** Task to carry out **
Exactly as written, retype the listing below, omitting the pictures.

========================

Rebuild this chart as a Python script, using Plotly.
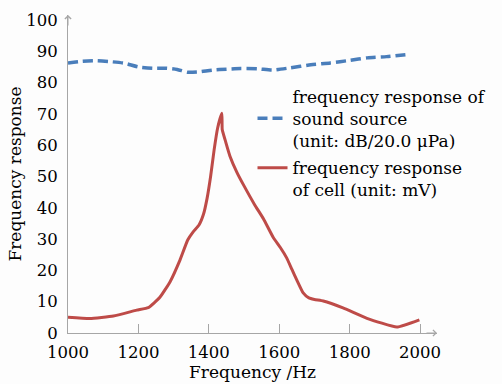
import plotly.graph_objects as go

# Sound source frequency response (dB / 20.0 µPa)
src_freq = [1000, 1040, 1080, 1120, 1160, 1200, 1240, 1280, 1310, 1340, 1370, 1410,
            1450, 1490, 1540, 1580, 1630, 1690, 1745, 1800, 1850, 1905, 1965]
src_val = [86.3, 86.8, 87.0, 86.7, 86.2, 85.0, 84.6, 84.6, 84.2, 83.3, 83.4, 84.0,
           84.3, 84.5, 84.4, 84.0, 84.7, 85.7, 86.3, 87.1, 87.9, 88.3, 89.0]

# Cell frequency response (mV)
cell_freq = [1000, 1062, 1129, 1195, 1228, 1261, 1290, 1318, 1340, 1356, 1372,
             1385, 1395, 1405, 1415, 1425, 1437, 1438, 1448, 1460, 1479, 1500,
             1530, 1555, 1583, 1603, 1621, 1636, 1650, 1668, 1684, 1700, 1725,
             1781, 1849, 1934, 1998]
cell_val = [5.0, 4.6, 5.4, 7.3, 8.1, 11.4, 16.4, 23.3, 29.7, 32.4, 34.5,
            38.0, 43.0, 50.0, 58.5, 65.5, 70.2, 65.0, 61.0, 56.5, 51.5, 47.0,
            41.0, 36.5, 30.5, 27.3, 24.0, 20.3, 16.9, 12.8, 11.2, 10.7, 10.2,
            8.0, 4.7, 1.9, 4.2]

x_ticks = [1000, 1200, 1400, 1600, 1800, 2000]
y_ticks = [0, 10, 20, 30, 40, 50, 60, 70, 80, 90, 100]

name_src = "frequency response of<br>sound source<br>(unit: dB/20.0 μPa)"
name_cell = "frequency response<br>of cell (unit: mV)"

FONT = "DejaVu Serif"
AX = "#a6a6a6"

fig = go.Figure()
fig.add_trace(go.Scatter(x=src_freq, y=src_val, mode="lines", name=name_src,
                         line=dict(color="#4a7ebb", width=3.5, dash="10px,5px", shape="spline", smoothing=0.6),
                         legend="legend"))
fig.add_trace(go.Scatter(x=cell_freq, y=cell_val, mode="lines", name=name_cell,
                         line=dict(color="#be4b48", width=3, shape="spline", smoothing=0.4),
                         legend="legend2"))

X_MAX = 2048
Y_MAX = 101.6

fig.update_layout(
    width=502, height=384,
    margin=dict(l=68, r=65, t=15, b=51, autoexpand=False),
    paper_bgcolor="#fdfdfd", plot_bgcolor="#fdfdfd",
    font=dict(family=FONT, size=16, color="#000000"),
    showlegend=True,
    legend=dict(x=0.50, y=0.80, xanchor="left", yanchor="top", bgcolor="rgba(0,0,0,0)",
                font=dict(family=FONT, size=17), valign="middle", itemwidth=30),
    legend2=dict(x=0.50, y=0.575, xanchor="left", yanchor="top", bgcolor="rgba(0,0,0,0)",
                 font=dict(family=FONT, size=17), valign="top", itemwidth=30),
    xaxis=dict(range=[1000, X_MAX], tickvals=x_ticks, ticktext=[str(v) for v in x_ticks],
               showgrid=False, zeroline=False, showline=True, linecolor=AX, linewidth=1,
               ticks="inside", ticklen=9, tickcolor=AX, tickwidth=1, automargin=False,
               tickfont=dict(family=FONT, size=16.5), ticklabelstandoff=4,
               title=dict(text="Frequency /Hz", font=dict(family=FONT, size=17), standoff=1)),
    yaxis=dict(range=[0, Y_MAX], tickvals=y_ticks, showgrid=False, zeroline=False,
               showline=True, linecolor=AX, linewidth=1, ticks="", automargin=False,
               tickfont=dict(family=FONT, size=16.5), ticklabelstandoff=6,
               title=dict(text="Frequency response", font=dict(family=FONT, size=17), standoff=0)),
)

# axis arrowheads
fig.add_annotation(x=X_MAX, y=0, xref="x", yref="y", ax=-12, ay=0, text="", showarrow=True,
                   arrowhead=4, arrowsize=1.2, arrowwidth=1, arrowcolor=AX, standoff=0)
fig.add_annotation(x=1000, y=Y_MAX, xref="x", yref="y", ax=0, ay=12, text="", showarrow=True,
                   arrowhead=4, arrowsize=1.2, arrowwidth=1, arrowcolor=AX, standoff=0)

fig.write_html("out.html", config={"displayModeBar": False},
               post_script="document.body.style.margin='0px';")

========================

** Correct output **
Rebuild this chart as a Python script, using Plotly.
import plotly.graph_objects as go

# Sound source frequency response (dB / 20.0 µPa)
src_freq = [1000, 1040, 1080, 1120, 1160, 1200, 1240, 1280, 1310, 1340, 1370, 1410,
            1450, 1490, 1540, 1580, 1630, 1690, 1745, 1800, 1850, 1905, 1965]
src_val = [86.3, 86.8, 87.0, 86.7, 86.2, 85.0, 84.6, 84.6, 84.2, 83.3, 83.4, 84.0,
           84.3, 84.5, 84.4, 84.0, 84.7, 85.7, 86.3, 87.1, 87.9, 88.3, 89.0]

# Cell frequency response (mV)
cell_freq = [1000, 1062, 1129, 1195, 1228, 1261, 1290, 1318, 1340, 1356, 1372,
             1385, 1395, 1405, 1415, 1425, 1437, 1438, 1448, 1460, 1479, 1500,
             1530, 1555, 1583, 1603, 1621, 1636, 1650, 1668, 1684, 1700, 1725,
             1781, 1849, 1934, 1998]
cell_val = [5.0, 4.6, 5.4, 7.3, 8.1, 11.4, 16.4, 23.3, 29.7, 32.4, 34.5,
            38.0, 43.0, 50.0, 58.5, 65.5, 70.2, 65.0, 61.0, 56.5, 51.5, 47.0,
            41.0, 36.5, 30.5, 27.3, 24.0, 20.3, 16.9, 12.8, 11.2, 10.7, 10.2,
            8.0, 4.7, 1.9, 4.2]

x_ticks = [1000, 1200, 1400, 1600, 1800, 2000]
y_ticks = [0, 10, 20, 30, 40, 50, 60, 70, 80, 90, 100]

name_src = "frequency response of<br>sound source<br>(unit: dB/20.0 μPa)"
name_cell = "frequency response<br>of cell (unit: mV)"

FONT = "DejaVu Serif"
AX = "#a6a6a6"

fig = go.Figure()
fig.add_trace(go.Scatter(x=src_freq, y=src_val, mode="lines", name=name_src,
                         line=dict(color="#4a7ebb", width=3.5, dash="10px,5px", shape="spline", smoothing=0.6),
                         legend="legend"))
fig.add_trace(go.Scatter(x=cell_freq, y=cell_val, mode="lines", name=name_cell,
                         line=dict(color="#be4b48", width=3, shape="spline", smoothing=0.4),
                         legend="legend2"))

X_MAX = 2048
Y_MAX = 101.6

fig.update_layout(
    width=502, height=384,
    margin=dict(l=68, r=65, t=15, b=51, autoexpand=False),
    paper_bgcolor="#fdfdfd", plot_bgcolor="#fdfdfd",
    font=dict(family=FONT, size=16, color="#000000"),
    showlegend=True,
    legend=dict(x=0.50, y=0.80, xanchor="left", yanchor="top", bgcolor="rgba(0,0,0,0)",
                font=dict(family=FONT, size=17), valign="middle", itemwidth=30),
    legend2=dict(x=0.50, y=0.575, xanchor="left", yanchor="top", bgcolor="rgba(0,0,0,0)",
                 font=dict(family=FONT, size=17), valign="top", itemwidth=30),
    xaxis=dict(range=[1000, X_MAX], tickvals=x_ticks, ticktext=[str(v) for v in x_ticks],
               showgrid=False, zeroline=False, showline=True, linecolor=AX, linewidth=1,
               ticks="inside", ticklen=9, tickcolor=AX, tickwidth=1, automargin=False,
               tickfont=dict(family=FONT, size=16.5), ticklabelstandoff=4,
               title=dict(text="Frequency /Hz", font=dict(family=FONT, size=17), standoff=1)),
    yaxis=dict(range=[0, Y_MAX], tickvals=y_ticks, showgrid=False, zeroline=False,
               showline=True, linecolor=AX, linewidth=1, ticks="", automargin=False,
               tickfont=dict(family=FONT, size=16.5), ticklabelstandoff=6,
               title=dict(text="Frequency response", font=dict(family=FONT, size=17), standoff=0)),
)

# axis arrowheads
fig.add_annotation(x=X_MAX, y=0, xref="x", yref="y", ax=-12, ay=0, text="", showarrow=True,
                   arrowhead=4, arrowsize=1.2, arrowwidth=1, arrowcolor=AX, standoff=0)
fig.add_annotation(x=1000, y=Y_MAX, xref="x", yref="y", ax=0, ay=12, text="", showarrow=True,
                   arrowhead=4, arrowsize=1.2, arrowwidth=1, arrowcolor=AX, standoff=0)

fig.write_html("out.html", config={"displayModeBar": False},
               post_script="document.body.style.margin='0px';")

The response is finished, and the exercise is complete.